Well, I'm not going to disagree with this, since I have done this exact thing for this exact reason. In my case the joint prior on the interest parameters and the noise process was sufficiently broad that some of the interest parameters were being estimated with apparent near-perfect precision (or actually, the Gibbs sampler was getting caught in sharp local maxima; I could have worked around this technical issue by using a parameter-expanded Gibbs sampler, but the nonsensically sharp local maxima would still have been present in the posterior). It was precisely the case that the model was failing to reflect the fact that '[t]here should be "some" error, but neither too much nor too little.' I put a prior on the noise process that pushed estimated measurement noise away from zero and that fixed both the model and the Gibbs sampler.

No, what I had in mind was not overfitting caused by an overly flexible model but rather straight-up lack of fit.

• April 3, 2016

Another thought I had while doing dishes...

Suppose you initially create a model for some physical process and you leave g, the gravitational acceleration near the earth, as a parameter, with a prior say something like

normal(9.81,0.05);

Now you run your code, get your fit, and realize that in this model, g and some other parameter, maybe a density of a fluid or something are together unidentifiable.

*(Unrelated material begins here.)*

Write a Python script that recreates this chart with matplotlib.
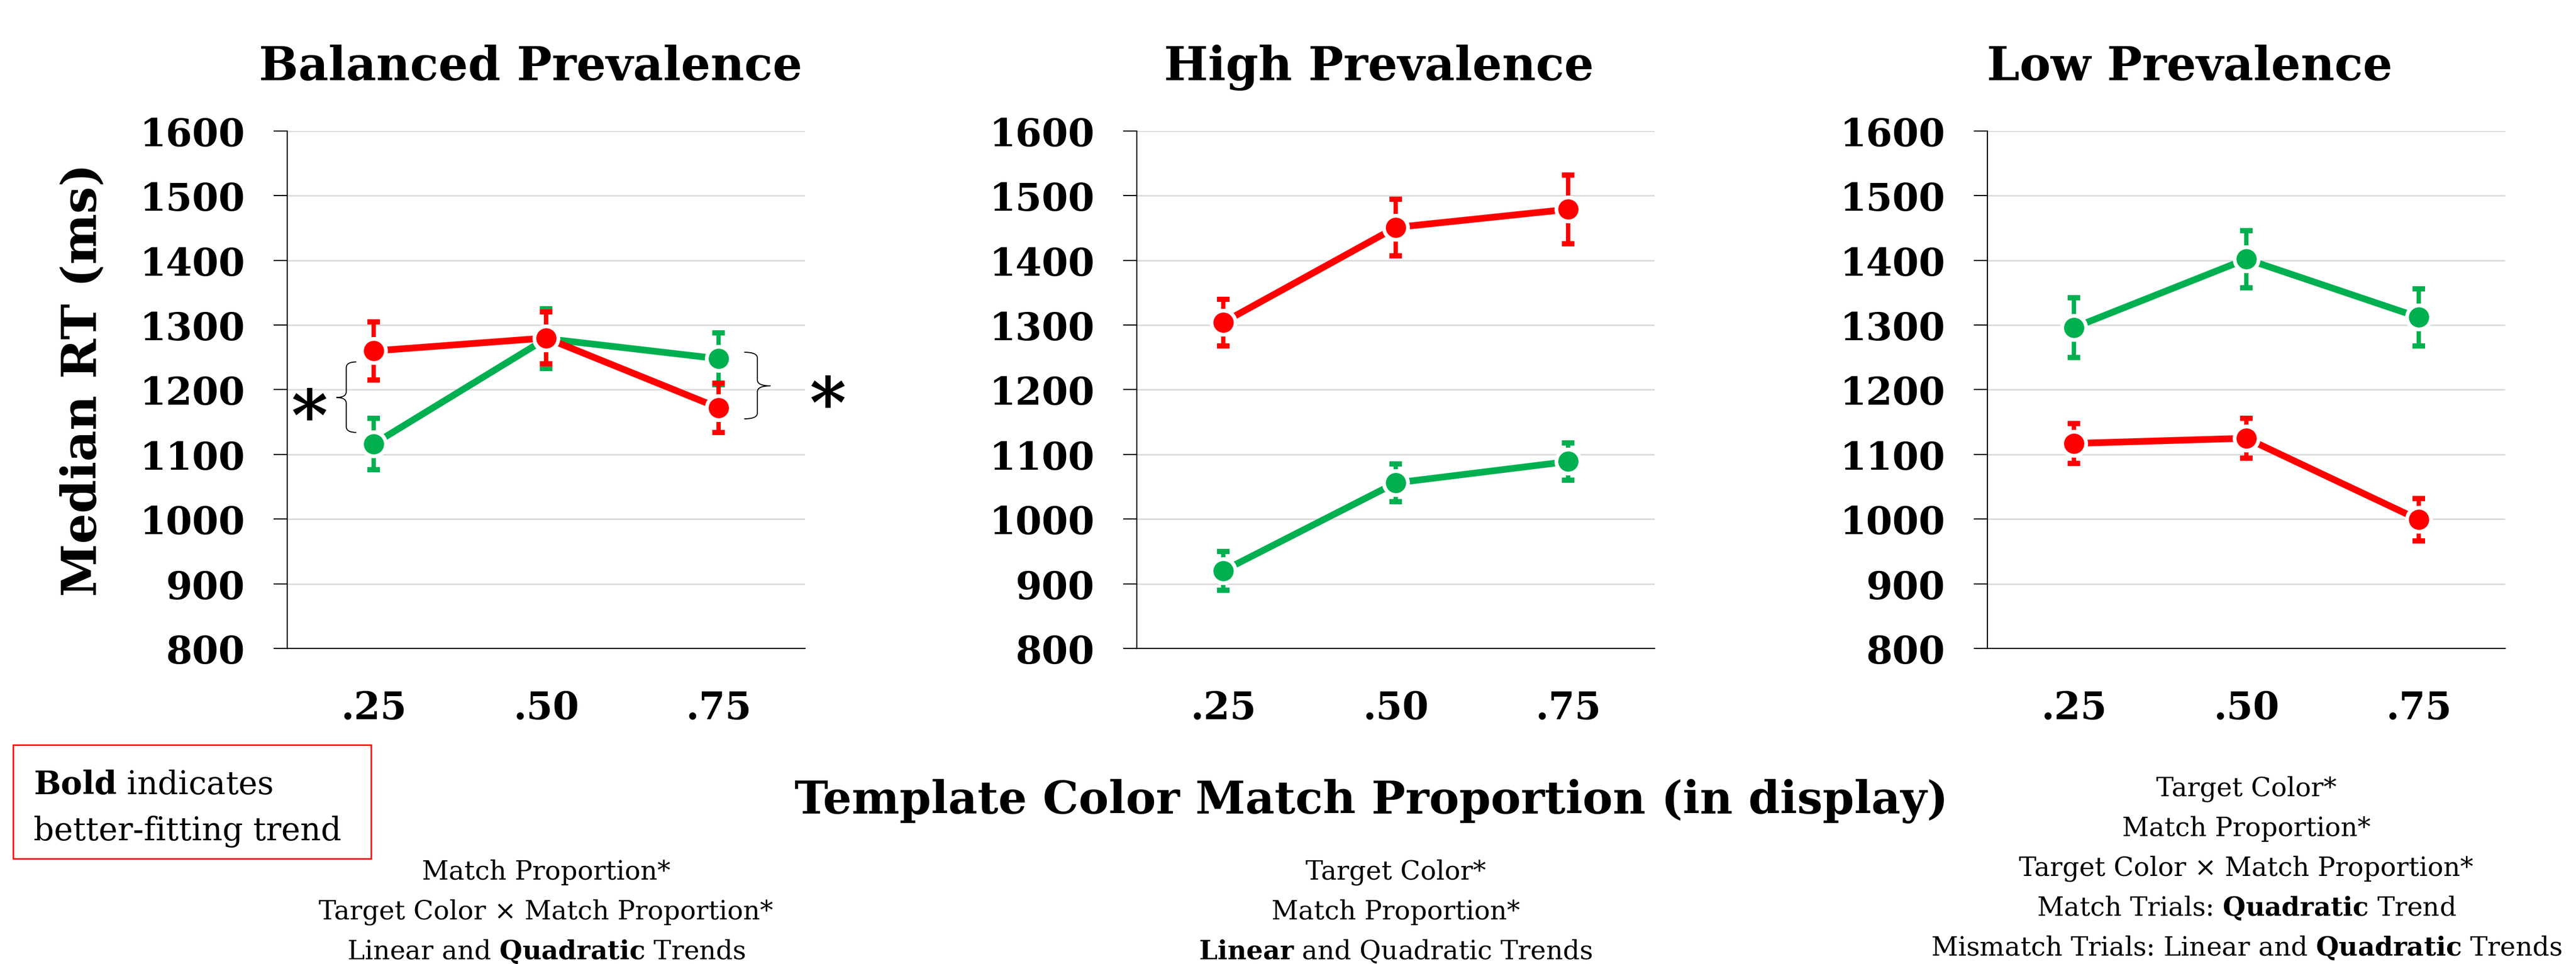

So, you go back and look up some data on g near your location, say it's Los Angeles and you can find a table where someone else has done careful experiments on gravitational anomalies due to the local rock structure etc, so you find out that say g = 9.793 +- 0.001. So you just eliminate g as a parameter and stick it in as a constant 9.793. Now you can do inference on your fluid density.

You've essentially started with a "broad" prior on g and gone back and put a delta function informed by additional information because of the problem with the fit that you detect after running the model.

This seems totally intelligent and consistent with Bayesian reasoning in the presence of model uncertainty. Admittedly, you brought more external information into the analysis. But the basic concept of altering your model after seeing how well it fits based on a kind of Bayesian meta-probability distribution over the way in which your model should fit (the kind of errors it should make). That makes sense.